I feel i was not right here, but i felt so lonely and abandoned, wasted from weeks of this. Im also going through some stuff in my life too.
What to do now? Will she ever unblock me? Should i in say, months, try to send her a message from another account?
I feel so lost. I loved her so much, i helped her in every problem she had and even tried to help her with the life situation she was going through. Life shouldnt be like this... why people who love have to suffer? People who give it it all have to go through this?

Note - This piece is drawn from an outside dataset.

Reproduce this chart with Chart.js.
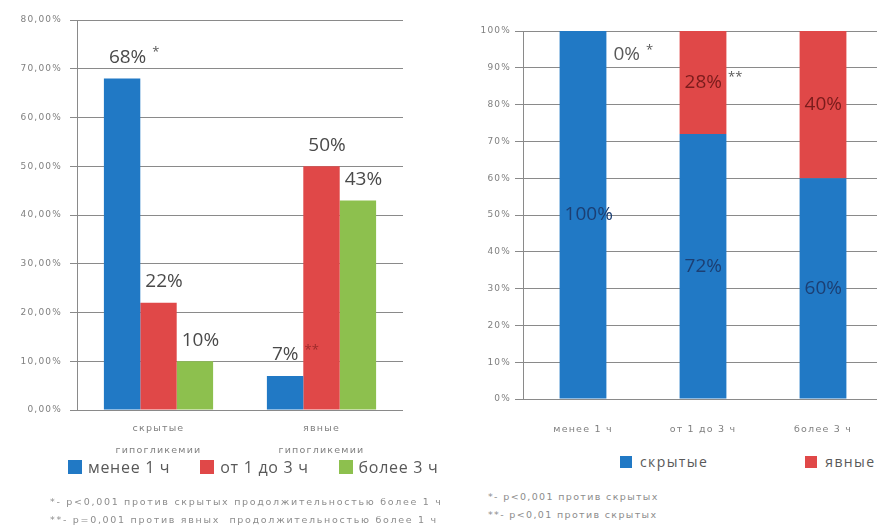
<!DOCTYPE html>
<html>
<head>
<meta charset="utf-8">
<script src="https://cdn.jsdelivr.net/npm/chart.js@4"></script>
<style>
  body { margin: 0; background: #fff; width: 877px; height: 527px; overflow: hidden; position: relative; font-family: "Open Sans", sans-serif; }
  #leftWrap { position: absolute; left: 0; top: 0; width: 440px; height: 460px; }
  #rightWrap { position: absolute; left: 440px; top: 0; width: 437px; height: 527px; overflow: hidden; background: #fff; }
  #rightCanvasBox { position: absolute; left: 0; top: 0; width: 460px; height: 450px; }
  .legend { position: absolute; display: flex; align-items: center; color: #595959; white-space: nowrap; }
  .legend .item { display: flex; align-items: center; }
  .legend .box { display: inline-block; }
  #leftLegend { left: 68px; top: 456px; font-size: 16px; letter-spacing: 0.7px; }
  #leftLegend .item { margin-right: 30px; }
  #leftLegend .box { width: 14px; height: 14px; margin-right: 6px; }
  #rightLegend { left: 180px; top: 452px; font-size: 14px; letter-spacing: 1.4px; }
  #rightLegend .item { margin-right: 97px; }
  #rightLegend .box { width: 12px; height: 12px; margin-right: 8px; }
  .notes { position: absolute; font-family: "DejaVu Sans", sans-serif; font-size: 9.5px; color: #8c8c8c; letter-spacing: 1.7px; line-height: 18px; white-space: pre; }
  #leftNotes { left: 50px; top: 493px; }
  #rightNotes { left: 48px; top: 488px; letter-spacing: 1.35px; }
</style>
</head>
<body>
<div id="leftWrap"><canvas id="left"></canvas></div>
<div id="leftLegend" class="legend"></div>
<div id="leftNotes" class="notes">*- p&lt;0,001 против скрытых продолжительностью более 1 ч
**- p=0,001 против явных  продолжительностью более 1 ч</div>
<div id="rightWrap">
  <div id="rightCanvasBox"><canvas id="right"></canvas></div>
  <div id="rightLegend" class="legend"></div>
  <div id="rightNotes" class="notes">*- p&lt;0,001 против скрытых
**- p&lt;0,01 против скрытых</div>
</div>
<script>
// гипогликемии по длительности, % случаев
var typeLabels = [['скрытые', 'гипогликемии'], ['явные', 'гипогликемии']];
var durationNames = ['менее 1 ч', 'от 1 до 3 ч', 'более 3 ч'];
var lessThan1h = [68, 7];
var from1to3h = [22, 50];
var moreThan3h = [10, 43];
var lessThan1hNotes = ['*', '**'];
var leftTicks = ['0,00%', '10,00%', '20,00%', '30,00%', '40,00%', '50,00%', '60,00%', '70,00%', '80,00%'];

// доля скрытых и явных внутри каждой длительности
var durationLabels = ['менее 1 ч', 'от 1 до 3 ч', 'более 3 ч'];
var hypoNames = ['скрытые', 'явные'];
var hiddenShare = [100, 72, 60];
var overtShare = [0, 28, 40];
var overtNotes = ['*', '**', ''];
var rightTicks = ['0%', '10%', '20%', '30%', '40%', '50%', '60%', '70%', '80%', '90%', '100%'];

var BLUE = '#2179c5', RED = '#e04848', GREEN = '#8dc04e';
var GRID = '#8a8a8a', TICK_TXT = '#7f7f7f';

// разрядка для мелких подписей осей
var spacedText = {
  id: 'spacedText',
  beforeDraw: function(chart) { chart.ctx.letterSpacing = '1.2px'; }
};

// подписи значений над столбцами / в середине сегментов
var valueLabels = {
  id: 'valueLabels',
  afterDatasetsDraw: function(chart, args, opts) {
    var ctx = chart.ctx;
    chart.data.datasets.forEach(function(ds, di) {
      var meta = chart.getDatasetMeta(di);
      meta.data.forEach(function(bar, i) {
        var v = ds.data[i];
        var note = ds.notes ? ds.notes[i] : '';
        var x, y, color = ds.labelColor;
        if (opts.mode === 'top') {
          x = bar.x - bar.width / 2 + 5;
          y = bar.y - 21;
        } else if (v === 0) {
          x = bar.x + bar.width / 2 + 7;
          y = bar.y + 24;
          color = '#595959';
        } else {
          x = bar.x - bar.width / 2 + 5;
          y = (bar.y + bar.base) / 2;
        }
        var txt = v + '%';
        ctx.save();
        ctx.letterSpacing = '0px';
        ctx.font = '19px "Open Sans"';
        ctx.fillStyle = color;
        ctx.textAlign = 'left';
        ctx.textBaseline = 'middle';
        ctx.fillText(txt, x, y);
        if (note) {
          var w = ctx.measureText(txt).width;
          ctx.font = '13px "Open Sans"';
          ctx.fillStyle = ds.noteColors ? ds.noteColors[i] : '#595959';
          ctx.fillText(note, x + w + 6, y - 5);
        }
        ctx.restore();
      });
    });
  }
};

function buildLegend(el, chart) {
  chart.data.datasets.forEach(function(ds) {
    var item = document.createElement('span');
    item.className = 'item';
    var box = document.createElement('span');
    box.className = 'box';
    box.style.background = ds.backgroundColor;
    item.appendChild(box);
    item.appendChild(document.createTextNode(ds.label));
    el.appendChild(item);
  });
}

var leftChart = new Chart(document.getElementById('left'), {
  type: 'bar',
  data: {
    labels: typeLabels,
    datasets: [
      { label: durationNames[0], data: lessThan1h, backgroundColor: BLUE, labelColor: '#4a4a4a',
        notes: lessThan1hNotes, noteColors: ['#595959', '#9c2b2b'] },
      { label: durationNames[1], data: from1to3h, backgroundColor: RED, labelColor: '#4a4a4a' },
      { label: durationNames[2], data: moreThan3h, backgroundColor: GREEN, labelColor: '#4a4a4a' }
    ]
  },
  options: {
    responsive: true,
    maintainAspectRatio: false,
    animation: false,
    layout: { padding: { left: 0, top: 20, right: 37, bottom: 0 } },
    datasets: { bar: { categoryPercentage: 0.67, barPercentage: 1 } },
    plugins: { legend: { display: false }, tooltip: { enabled: false }, valueLabels: { mode: 'top' } },
    scales: {
      x: {
        grid: { display: false },
        border: { display: false },
        ticks: { color: TICK_TXT, padding: 0, font: { family: 'DejaVu Sans', size: 9.5, lineHeight: 2.25 } },
        afterFit: function(s) { s.height = 50; }
      },
      y: {
        min: 0, max: 80,
        ticks: { stepSize: 10, color: TICK_TXT, padding: 8, font: { family: 'DejaVu Sans', size: 9 },
          callback: function(v, i) { return leftTicks[i]; } },
        grid: { color: GRID, tickLength: 7, tickColor: GRID },
        border: { color: GRID },
        afterFit: function(s) { s.width = 77; }
      }
    }
  },
  plugins: [spacedText, valueLabels]
});

var rightChart = new Chart(document.getElementById('right'), {
  type: 'bar',
  data: {
    labels: durationLabels,
    datasets: [
      { label: hypoNames[0], data: hiddenShare, backgroundColor: BLUE, labelColor: '#1c3f73' },
      { label: hypoNames[1], data: overtShare, backgroundColor: RED, labelColor: '#7a1c1c', notes: overtNotes }
    ]
  },
  options: {
    responsive: true,
    maintainAspectRatio: false,
    animation: false,
    layout: { padding: { left: 0, top: 31, right: 17, bottom: 0 } },
    datasets: { bar: { categoryPercentage: 0.39, barPercentage: 1 } },
    plugins: { legend: { display: false }, tooltip: { enabled: false }, valueLabels: { mode: 'middle' } },
    scales: {
      x: {
        stacked: true,
        grid: { display: false },
        border: { display: false },
        ticks: { color: TICK_TXT, padding: 17, font: { family: 'DejaVu Sans', size: 9.5 } },
        afterFit: function(s) { s.height = 51; }
      },
      y: {
        stacked: true,
        min: 0, max: 100,
        ticks: { stepSize: 10, color: TICK_TXT, padding: 4, font: { family: 'DejaVu Sans', size: 9 },
          callback: function(v, i) { return rightTicks[i]; } },
        grid: { color: GRID, tickLength: 8, tickColor: GRID },
        border: { color: GRID },
        afterFit: function(s) { s.width = 83; }
      }
    }
  },
  plugins: [spacedText, valueLabels]
});

buildLegend(document.getElementById('leftLegend'), leftChart);
buildLegend(document.getElementById('rightLegend'), rightChart);
</script>
</body>
</html>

I realize i shouldnt have tried to insist on calling her as many times as i did, but i must confess i had an explosion of frustration at that moment. How can someone be there for someone always, try to do their best and feel like everything is met wish pushbacks or false hopes? I was living my life "fine", at least not bothering her, until she decided to reach me again.
After all this, i feel like she made me the villain because i didnt respect her boundaries, but i was really lost and hopeless.
What should i do?
Life is pain like this.
I sent her an email telling i wish her the best and apologizing for my "explosion", and that a part of me will always love her and she will always be dear to me.